* **WHAT IS EXPECTED**: Reproduce every line in the listing that contains the word "diagram".

* **DATASET ROWS**:
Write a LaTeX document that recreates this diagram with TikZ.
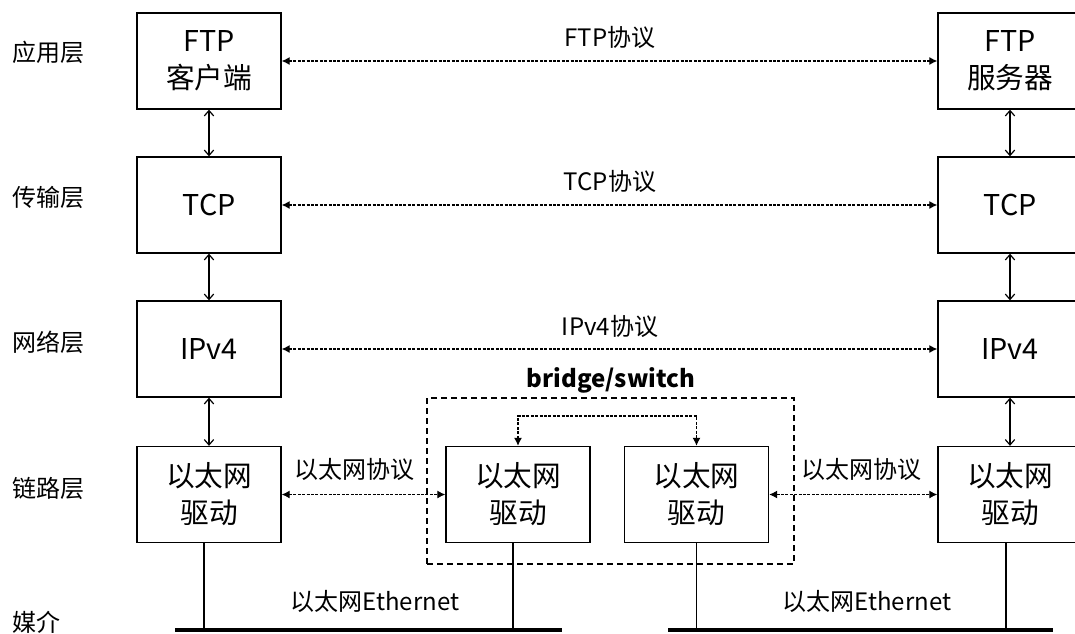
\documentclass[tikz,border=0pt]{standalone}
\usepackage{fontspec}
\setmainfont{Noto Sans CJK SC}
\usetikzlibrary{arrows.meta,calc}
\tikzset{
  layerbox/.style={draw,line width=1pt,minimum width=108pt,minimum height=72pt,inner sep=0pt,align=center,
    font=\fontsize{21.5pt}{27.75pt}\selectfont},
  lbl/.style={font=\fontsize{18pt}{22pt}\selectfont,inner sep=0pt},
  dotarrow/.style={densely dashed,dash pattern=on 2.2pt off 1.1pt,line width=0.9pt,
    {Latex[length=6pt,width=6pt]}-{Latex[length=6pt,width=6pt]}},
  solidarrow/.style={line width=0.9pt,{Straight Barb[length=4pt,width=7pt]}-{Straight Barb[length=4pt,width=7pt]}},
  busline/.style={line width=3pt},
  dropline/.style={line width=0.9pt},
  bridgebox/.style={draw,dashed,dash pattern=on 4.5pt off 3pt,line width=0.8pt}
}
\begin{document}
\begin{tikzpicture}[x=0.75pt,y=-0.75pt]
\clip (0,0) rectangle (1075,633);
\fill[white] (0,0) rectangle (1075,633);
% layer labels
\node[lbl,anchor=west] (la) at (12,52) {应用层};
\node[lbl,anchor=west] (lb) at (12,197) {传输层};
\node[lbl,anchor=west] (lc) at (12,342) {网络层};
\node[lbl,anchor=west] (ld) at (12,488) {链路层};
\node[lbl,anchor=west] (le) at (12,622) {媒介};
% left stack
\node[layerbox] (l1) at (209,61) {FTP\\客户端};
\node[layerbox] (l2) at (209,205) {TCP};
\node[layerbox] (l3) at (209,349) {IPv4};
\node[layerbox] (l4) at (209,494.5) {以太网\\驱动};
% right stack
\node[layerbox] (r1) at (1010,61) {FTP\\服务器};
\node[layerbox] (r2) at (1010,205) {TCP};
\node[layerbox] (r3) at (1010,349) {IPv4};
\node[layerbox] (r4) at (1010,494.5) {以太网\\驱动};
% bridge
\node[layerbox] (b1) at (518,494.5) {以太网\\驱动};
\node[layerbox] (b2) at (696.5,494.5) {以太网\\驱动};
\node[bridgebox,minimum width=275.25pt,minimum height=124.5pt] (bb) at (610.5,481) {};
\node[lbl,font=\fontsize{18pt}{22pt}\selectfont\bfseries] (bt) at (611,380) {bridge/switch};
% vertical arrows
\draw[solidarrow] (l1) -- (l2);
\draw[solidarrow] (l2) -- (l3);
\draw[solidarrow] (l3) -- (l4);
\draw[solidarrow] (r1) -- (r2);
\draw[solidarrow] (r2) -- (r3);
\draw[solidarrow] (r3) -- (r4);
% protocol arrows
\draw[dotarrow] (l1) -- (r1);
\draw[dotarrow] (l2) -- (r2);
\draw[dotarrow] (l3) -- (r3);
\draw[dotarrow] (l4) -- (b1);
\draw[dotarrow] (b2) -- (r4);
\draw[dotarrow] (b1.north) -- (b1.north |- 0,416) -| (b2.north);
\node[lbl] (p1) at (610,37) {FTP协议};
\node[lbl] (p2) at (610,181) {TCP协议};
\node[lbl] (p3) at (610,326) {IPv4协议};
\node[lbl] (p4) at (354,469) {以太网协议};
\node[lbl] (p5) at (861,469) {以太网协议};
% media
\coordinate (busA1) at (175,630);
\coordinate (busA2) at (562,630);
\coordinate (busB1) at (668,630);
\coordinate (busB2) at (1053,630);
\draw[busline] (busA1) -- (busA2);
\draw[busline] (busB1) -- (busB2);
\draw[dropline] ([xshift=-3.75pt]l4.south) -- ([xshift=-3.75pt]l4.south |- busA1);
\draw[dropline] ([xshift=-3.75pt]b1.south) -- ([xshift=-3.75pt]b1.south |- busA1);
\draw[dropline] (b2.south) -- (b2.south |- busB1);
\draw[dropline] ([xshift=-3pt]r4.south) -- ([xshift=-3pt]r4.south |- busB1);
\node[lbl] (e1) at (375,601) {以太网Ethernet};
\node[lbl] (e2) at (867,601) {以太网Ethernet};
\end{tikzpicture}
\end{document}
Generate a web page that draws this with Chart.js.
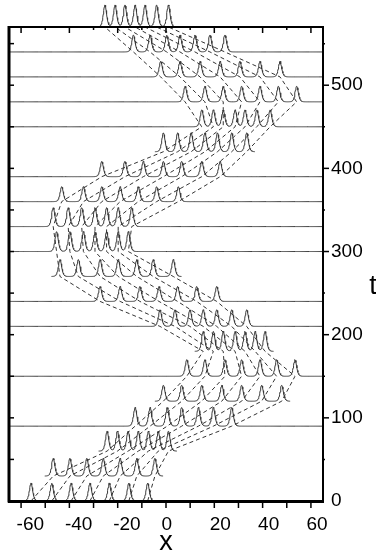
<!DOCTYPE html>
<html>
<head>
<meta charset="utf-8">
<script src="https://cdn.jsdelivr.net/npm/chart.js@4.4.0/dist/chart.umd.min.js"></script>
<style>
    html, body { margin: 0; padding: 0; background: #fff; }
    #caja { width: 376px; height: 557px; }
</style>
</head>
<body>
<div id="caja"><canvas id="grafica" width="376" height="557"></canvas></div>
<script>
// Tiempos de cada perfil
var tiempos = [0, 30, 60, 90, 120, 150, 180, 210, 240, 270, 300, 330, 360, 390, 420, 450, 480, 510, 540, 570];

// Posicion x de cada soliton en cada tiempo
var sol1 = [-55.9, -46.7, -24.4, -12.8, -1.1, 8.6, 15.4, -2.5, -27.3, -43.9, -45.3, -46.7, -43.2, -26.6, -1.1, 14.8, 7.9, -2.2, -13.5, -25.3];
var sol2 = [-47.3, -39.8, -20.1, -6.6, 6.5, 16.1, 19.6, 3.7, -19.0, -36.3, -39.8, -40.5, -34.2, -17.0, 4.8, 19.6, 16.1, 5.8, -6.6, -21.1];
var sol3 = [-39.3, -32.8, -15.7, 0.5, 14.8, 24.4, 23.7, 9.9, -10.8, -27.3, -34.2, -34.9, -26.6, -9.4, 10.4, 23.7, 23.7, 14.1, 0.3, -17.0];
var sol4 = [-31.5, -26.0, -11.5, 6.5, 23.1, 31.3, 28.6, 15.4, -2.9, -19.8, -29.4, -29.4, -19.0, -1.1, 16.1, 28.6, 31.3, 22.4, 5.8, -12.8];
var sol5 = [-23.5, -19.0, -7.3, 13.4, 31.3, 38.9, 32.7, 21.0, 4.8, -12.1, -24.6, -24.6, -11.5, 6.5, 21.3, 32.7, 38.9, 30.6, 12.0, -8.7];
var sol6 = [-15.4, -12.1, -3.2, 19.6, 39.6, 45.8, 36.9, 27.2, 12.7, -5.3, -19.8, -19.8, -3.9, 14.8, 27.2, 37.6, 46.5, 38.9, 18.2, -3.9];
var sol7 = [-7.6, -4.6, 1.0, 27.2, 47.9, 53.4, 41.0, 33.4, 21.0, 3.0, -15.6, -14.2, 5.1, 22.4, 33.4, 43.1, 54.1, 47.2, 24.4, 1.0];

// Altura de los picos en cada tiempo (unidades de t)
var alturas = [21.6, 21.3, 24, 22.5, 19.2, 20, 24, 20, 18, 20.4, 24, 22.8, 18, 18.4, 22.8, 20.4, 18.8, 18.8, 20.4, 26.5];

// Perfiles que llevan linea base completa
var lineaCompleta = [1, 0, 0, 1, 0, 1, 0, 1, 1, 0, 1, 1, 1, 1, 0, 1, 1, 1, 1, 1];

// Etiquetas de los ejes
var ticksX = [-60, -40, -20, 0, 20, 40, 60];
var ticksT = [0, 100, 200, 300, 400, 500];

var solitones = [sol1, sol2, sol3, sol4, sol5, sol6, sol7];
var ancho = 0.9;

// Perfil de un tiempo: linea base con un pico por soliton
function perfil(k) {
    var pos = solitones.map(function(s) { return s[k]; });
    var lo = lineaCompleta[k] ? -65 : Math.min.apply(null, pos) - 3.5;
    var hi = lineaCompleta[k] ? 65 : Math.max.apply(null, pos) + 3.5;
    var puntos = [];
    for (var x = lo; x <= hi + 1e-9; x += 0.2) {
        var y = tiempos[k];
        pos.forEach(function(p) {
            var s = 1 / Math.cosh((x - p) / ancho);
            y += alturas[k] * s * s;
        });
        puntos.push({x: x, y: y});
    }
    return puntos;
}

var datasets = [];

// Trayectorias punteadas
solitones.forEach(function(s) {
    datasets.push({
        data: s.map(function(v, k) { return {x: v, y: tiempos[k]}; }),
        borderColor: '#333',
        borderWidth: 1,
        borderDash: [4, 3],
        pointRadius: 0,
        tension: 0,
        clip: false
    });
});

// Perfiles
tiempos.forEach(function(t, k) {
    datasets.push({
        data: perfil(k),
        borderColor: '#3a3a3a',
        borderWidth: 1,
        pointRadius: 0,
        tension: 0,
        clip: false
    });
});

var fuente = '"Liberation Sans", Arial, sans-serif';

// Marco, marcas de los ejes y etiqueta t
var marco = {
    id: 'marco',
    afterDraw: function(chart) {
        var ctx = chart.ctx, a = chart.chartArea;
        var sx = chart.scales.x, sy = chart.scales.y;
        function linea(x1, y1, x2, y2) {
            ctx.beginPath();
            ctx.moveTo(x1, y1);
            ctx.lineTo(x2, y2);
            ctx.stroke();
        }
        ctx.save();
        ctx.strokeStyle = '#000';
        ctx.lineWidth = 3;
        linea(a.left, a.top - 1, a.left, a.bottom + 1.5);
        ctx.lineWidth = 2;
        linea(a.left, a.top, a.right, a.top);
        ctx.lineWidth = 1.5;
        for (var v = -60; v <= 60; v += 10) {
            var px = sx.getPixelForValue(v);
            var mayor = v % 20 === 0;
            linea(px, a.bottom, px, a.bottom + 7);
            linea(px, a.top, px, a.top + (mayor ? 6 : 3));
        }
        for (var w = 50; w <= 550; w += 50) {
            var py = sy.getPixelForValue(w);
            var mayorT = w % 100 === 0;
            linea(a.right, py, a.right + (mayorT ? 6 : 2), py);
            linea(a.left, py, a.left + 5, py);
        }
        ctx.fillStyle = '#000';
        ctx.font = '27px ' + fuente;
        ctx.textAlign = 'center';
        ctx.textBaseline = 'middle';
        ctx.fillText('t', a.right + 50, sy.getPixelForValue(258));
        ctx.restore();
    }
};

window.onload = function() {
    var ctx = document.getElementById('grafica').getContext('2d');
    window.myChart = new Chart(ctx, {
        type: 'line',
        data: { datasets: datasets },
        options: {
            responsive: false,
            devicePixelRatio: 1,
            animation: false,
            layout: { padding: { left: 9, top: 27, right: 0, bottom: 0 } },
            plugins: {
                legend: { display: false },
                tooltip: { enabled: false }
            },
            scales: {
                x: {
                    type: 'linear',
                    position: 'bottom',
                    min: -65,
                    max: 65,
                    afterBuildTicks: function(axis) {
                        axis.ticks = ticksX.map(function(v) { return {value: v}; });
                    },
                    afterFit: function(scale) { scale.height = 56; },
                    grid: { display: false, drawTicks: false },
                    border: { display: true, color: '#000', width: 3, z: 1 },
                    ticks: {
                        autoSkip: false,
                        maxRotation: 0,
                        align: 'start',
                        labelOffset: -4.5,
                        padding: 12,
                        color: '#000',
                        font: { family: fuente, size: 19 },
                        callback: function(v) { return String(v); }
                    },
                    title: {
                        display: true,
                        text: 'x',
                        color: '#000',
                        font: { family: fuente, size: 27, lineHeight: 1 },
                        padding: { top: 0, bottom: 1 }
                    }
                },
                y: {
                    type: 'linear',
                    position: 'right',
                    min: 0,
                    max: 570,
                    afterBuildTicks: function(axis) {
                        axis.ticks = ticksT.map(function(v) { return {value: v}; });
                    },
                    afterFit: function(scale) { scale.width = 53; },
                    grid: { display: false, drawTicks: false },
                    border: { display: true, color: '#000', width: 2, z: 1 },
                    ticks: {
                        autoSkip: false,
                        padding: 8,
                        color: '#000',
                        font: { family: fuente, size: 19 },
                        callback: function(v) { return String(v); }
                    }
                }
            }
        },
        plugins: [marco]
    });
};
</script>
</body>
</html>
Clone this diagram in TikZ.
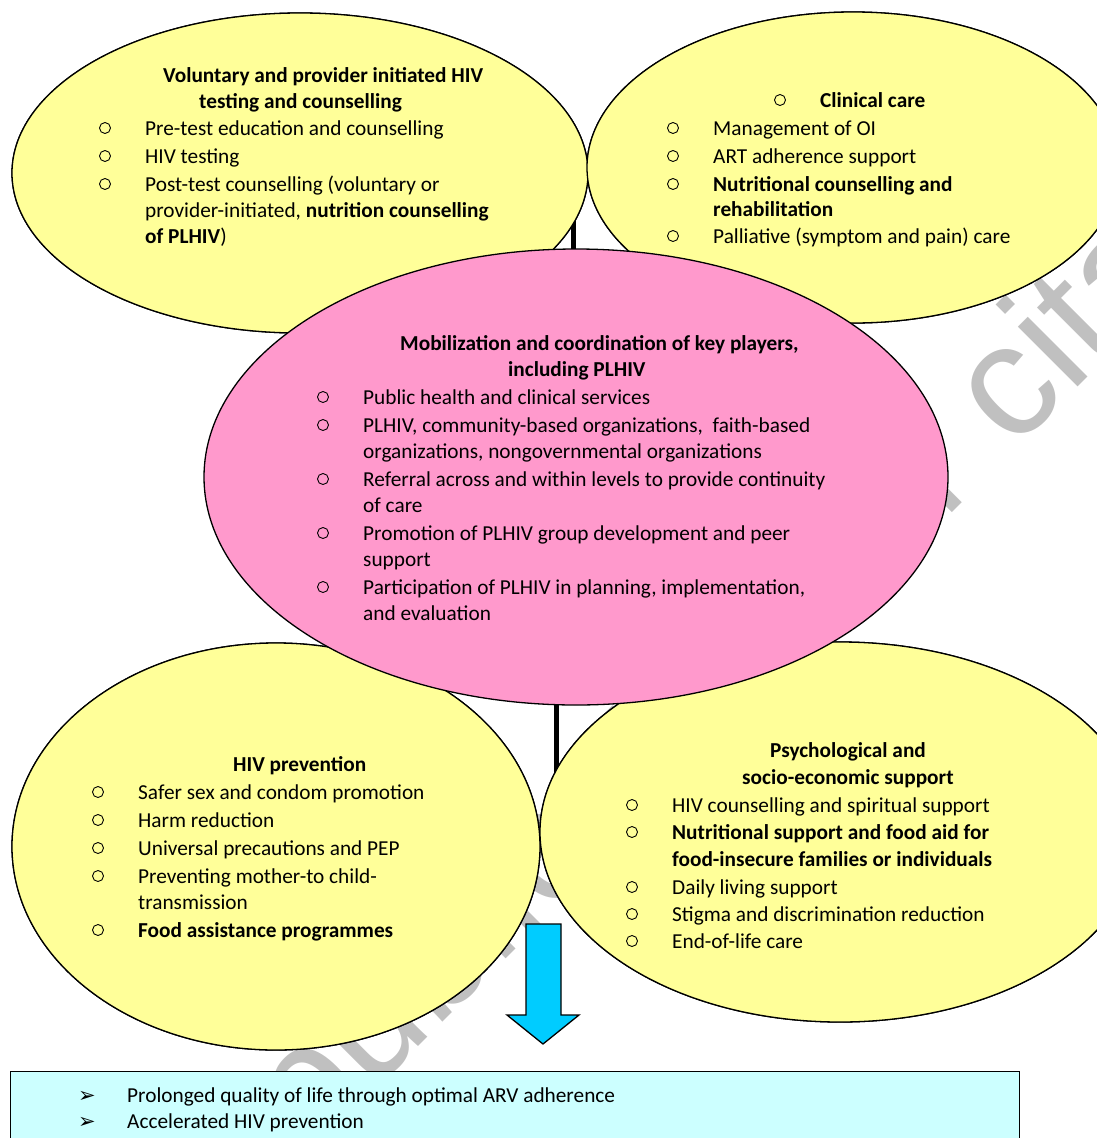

* **OUTPUT BELOW**:
Write a LaTeX document that recreates this diagram with TikZ.
Clone this diagram in TikZ.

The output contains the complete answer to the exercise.